The efforts of the head of the Redfern-Waterloo Authority, Robert Domm, to evict the blacksmith from the heritage Eveleigh Technology site should alarm all communities in NSW - not just heritage supporters ("Battle stations for Eveleigh," August 2-3) writes Brian Dunnett in this letter to the Sydney Morning Herald of 4th August 2008.

There is a long-standing government agreement that the Eveleigh site be retained for heritage purposes.

In the mid-1980s the then State Rail Authority and the state government argued that the railway workshops at Eveleigh were outdated and the 4000 employees should be either retrenched or moved to more modern workshops at Chullora. Naturally these proposals, affecting so many, caused no end of debate, including among NSW unions.

Eventually an agreement to divert industrial disputation was reached between all concerned and endorsed at a mass meeting of Eveleigh employees. The terms of settlement included an understanding that heritage features of Eveleigh would be protected for future generations as an example of what pioneering NSW industry had achieved, and that it be used to provide young people with training in traditional skills (like blacksmithing), which still have a place in our society.
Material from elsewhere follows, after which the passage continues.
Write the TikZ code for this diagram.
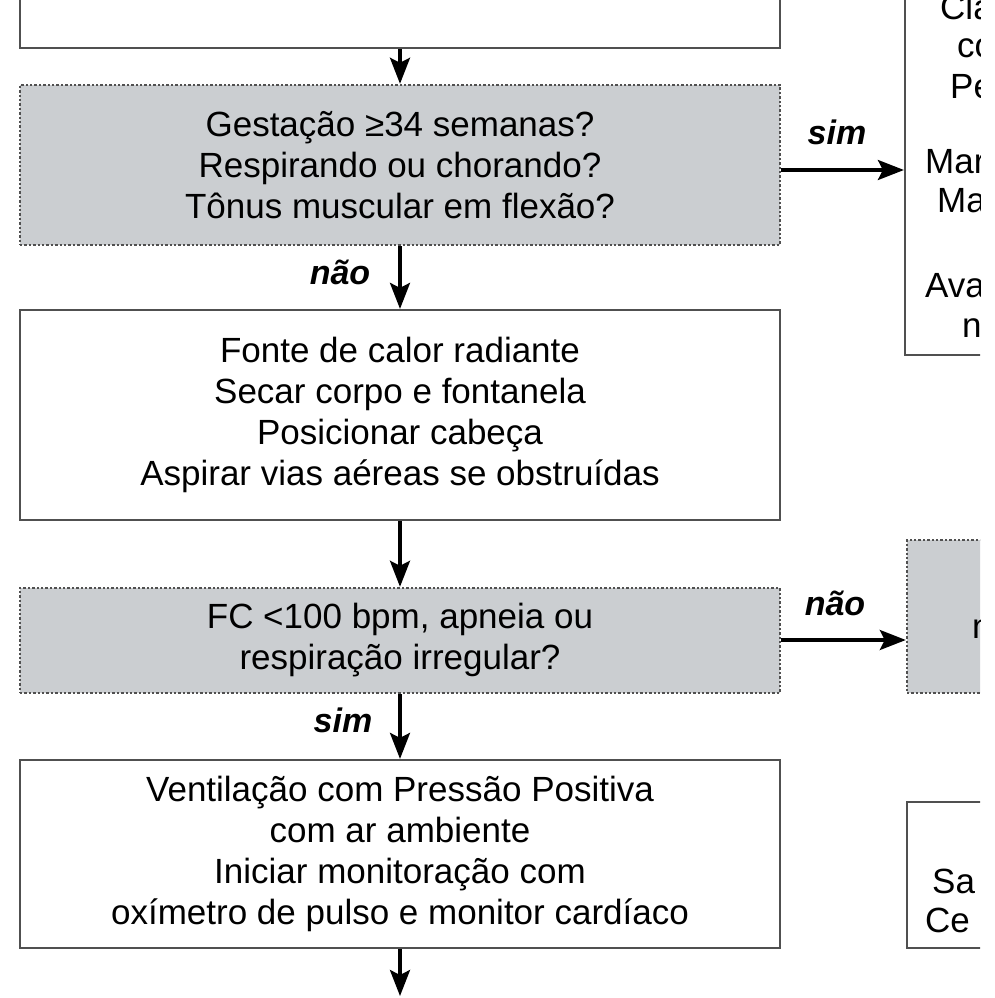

Thus the idea for Sydney Technology Park was born.

In line with the terms in this agreement endorsed by Eveleigh employees, the community and the State Government, the National Trust (NSW) placed a heritage order on the site which has up until now acted to protect some of the 12 original heritage Eveleigh locations. Before the last of the 4000 employees left Eveleigh, plaques were placed upon every remaining machine (most of which were more than 100 years old and some the only ones of their kind in the world still in working order), indicating the machines were of heritage value and should not be removed. People can look for these tags on the open day to be held on August 17 at the blacksmith's workshop.

Fortunately for NSW, the blacksmith, Guido Gouverneur, and organisations like 3801 Limited have respected that agreement and some of the heritage locations and items remain in good working order and still provide the opportunity for a modern, heritage-based technical park that fits in with plans for other parts of the Eveleigh area now being discussed by Sydney University and the City of Sydney.

As this battle for Eveleigh heats up it should be remembered that had the various NSW governments kept to the terms of agreements they reached with the Eveleigh workforce and others along the way, Sydney would not need to rush to the battle stations to defend the site. We could all be enjoying a stroll in a much needed technology park that combined NSW's past industrial achievements with the current demand for a skilled Australian workforce.